Single-Crystalline and Back-Contact Perovskite Optoelectronics
Udo Bach a b, Wenxin Mao a, Xiongfeng LIn a, Siqi Deng a
a ARC Centre of Excellence in Exciton Science, Monash University, Australia
b Melbourne Centre for Nanofabrication, Australia, Australia
Asia-Pacific International Conference on Perovskite, Organic Photovoltaics and Optoelectronics
Proceedings of Asia-Pacific International Conference on Perovskite, Organic Photovoltaics and Optoelectronics (IPEROP20)
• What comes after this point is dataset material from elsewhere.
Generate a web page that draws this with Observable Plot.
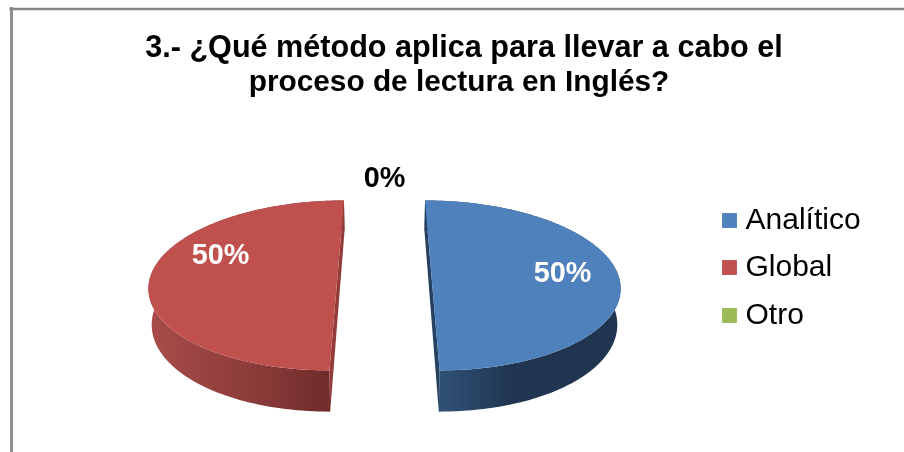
<!DOCTYPE html>
<html><head><meta charset="utf-8">
<style>html,body{margin:0;padding:0;background:#fff}svg{display:block;filter:blur(.4px)}</style>
<script src="https://cdn.jsdelivr.net/npm/d3@7"></script>
<script src="https://cdn.jsdelivr.net/npm/@observablehq/plot@0.6"></script>
</head><body><script>
const titleLines = ["3.- ¿Qué método aplica para llevar a cabo el", "proceso de lectura en Inglés?"];
const categories = ["Analítico", "Global", "Otro"];
const values = [50, 50, 0];
const colors = ["#4f81bd", "#c0504d", "#9bbb59"];
const cutColors = ["#254061", "#943c39", "#76923c"];

// layout of the 3D projection
const W = 904, H = 452;
const cx = 384, cy = 272, rx = 186, ry = 83, persp = 0.152, depth = 35, explode = 46.7, shrink = 0.986;
const labelAt = [[562, 272.5], [220, 254], [384, 177]];
const titleAt = [[463.5, 46.5], [458.5, 80.5]];
const titleSize = [30.6, 29.8];
const legendY = [220, 267, 315];

const pie = d3.pie().sort(null).startAngle(0).endAngle(2 * Math.PI)(values);
const total = d3.sum(values);
function proj(u, v, down) {
  const s = 1 / (1 + persp * v);
  return [cx + rx * u * s * (down ? shrink : 1), cy - ry * v * s + (down ? depth * s : 0)];
}
const slices = pie.map((a, i) => {
  const mid = (a.startAngle + a.endAngle) / 2;
  const ex = a.value > 0 ? explode / rx * Math.sign(Math.sin(mid)) : 0;
  const steps = 120;
  const arc = d3.range(steps + 1).map(k => {
    const t = a.startAngle + (a.endAngle - a.startAngle) * k / steps;
    return [ex + Math.sin(t), Math.cos(t)];
  });
  return {i, value: a.value, arc};
}).filter(s => s.value > 0);

const topFace = slices.map(s => ({i: s.i, pts: s.arc.map(p => proj(p[0], p[1], false))}));
const sideFace = slices.map(s => ({i: s.i, pts: [
  ...s.arc.map(p => proj(p[0], p[1], false)),
  ...s.arc.slice().reverse().map(p => proj(p[0], p[1], true))
]}));
const cutFace = slices.map(s => {
  const a = s.arc[0], b = s.arc[s.arc.length - 1];
  return {i: s.i, pts: [proj(a[0], a[1], false), proj(b[0], b[1], false), proj(b[0], b[1], true), proj(a[0], a[1], true)]};
});
const poly = (face, fillOf) => face.map(f => Plot.line(f.pts, {x: d => d[0], y: d => d[1], fill: fillOf(f.i), stroke: "none", curve: "linear"}));

const defs = () => {
  const d = d3.create("svg:defs");
  const grad = (id, stops) => {
    const g = d.append("linearGradient").attr("id", id).attr("x1", 0).attr("x2", 1).attr("y1", 0).attr("y2", 0);
    stops.forEach(([o, c]) => g.append("stop").attr("offset", o).attr("stop-color", c));
  };
  grad("side0", [[0, "#2f4f73"], [0.12, "#2f4f73"], [0.45, "#1f3550"], [1, "#1f3550"]]);
  grad("side1", [[0, "#a84c49"], [0.55, "#8a3b39"], [1, "#6a2928"]]);
  return d.node();
};

const chart = Plot.plot({
  width: W, height: H,
  margin: 0,
  x: {domain: [0, W], range: [0, W], axis: null},
  y: {domain: [0, H], range: [0, H], axis: null},
  style: {background: "#fff", fontFamily: "'Liberation Sans', Arial, sans-serif", overflow: "hidden"},
  marks: [
    defs,
    Plot.ruleX([11], {y1: 7, y2: H, stroke: "#8f8f8f", strokeWidth: 3}),
    Plot.ruleY([8.5], {x1: 9.5, x2: W, stroke: "#868686", strokeWidth: 2.5}),
    ...poly(sideFace, i => `url(#side${i})`),
    ...poly(cutFace, i => cutColors[i]),
    ...poly(topFace, i => colors[i]),
    ...titleLines.map((line, i) => Plot.text([line], {x: titleAt[i][0], y: titleAt[i][1], text: d => d,
      fontSize: titleSize[i], fontWeight: "bold", fill: "#000", textAnchor: "middle", lineAnchor: "middle"})),
    Plot.text(values, {x: (d, i) => labelAt[i][0], y: (d, i) => labelAt[i][1],
      text: d => `${Math.round(d / total * 100)}%`, fontSize: 28.8, fontWeight: "bold",
      fill: d => d > 0 ? "#fff" : "#000", lineAnchor: "middle", textAnchor: "middle"}),
    Plot.dot(categories, {x: 729, y: (d, i) => legendY[i], symbol: "square", r: 8.4, fill: (d, i) => colors[i], stroke: "none"}),
    Plot.text(categories, {x: 745, y: (d, i) => legendY[i] - 1, text: d => d, fontSize: 30, fill: "#000", textAnchor: "start", lineAnchor: "middle"})
  ]
});
document.body.appendChild(chart);
</script></body></html>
Tsukuba-shi, Japan, 2020 January 20th - 22nd
Organizers: Michio Kondo and Takurou Murakami
Invited Speaker, Udo Bach, presentation 040
Publication date: 14th October 2019

Solution-processed thin films of lead halide perovskites show exceptional properties, making them interesting candidates for a range of optoelectronic applications such as solar cells and light-emitting diodes. The thickness and crystallite-size in these films is typically in the sub-micron range, resulting in an abundance of grain-boundaries. Here we will describe techniques for growing thin single-crystalline lead perovskite crystallites with edge lengths of several tens of microns and thicknesses of around 1 micron, starting from single-source 1D lead halide perovskite precursors. In a first study we used platelet-shaped MAPbBr3 single-crystals to fabricate active electro-optical modulators (AEOM) exhibiting > 98% light transmission intensity modulation. In a second study we successfully grew mixed halide MAPbBr(3-x)Ix single crystals to study photoinduced halide demixing in crystalline materials, using a range of different spectroscopic techniques such as narrowband fluorescence imaging and time-resolved spectroscopy. In the final section of this talk we will report on the recent progress in the development of back-contact perovskite solar cells, including the use of mask-free lithography techniques and novel honey-comb-like back-contact architectures.

We gratefully acknowledge financial support from from the Australian Research Council (CE170100026 and DP160104575) and the Australian Renewable Energy Agency through the Australian Centre for Advanced Photovoltaics. We also thank Melbourne Centre for Nanofabrication and Monash Centre of Electron Microscope for the technical support.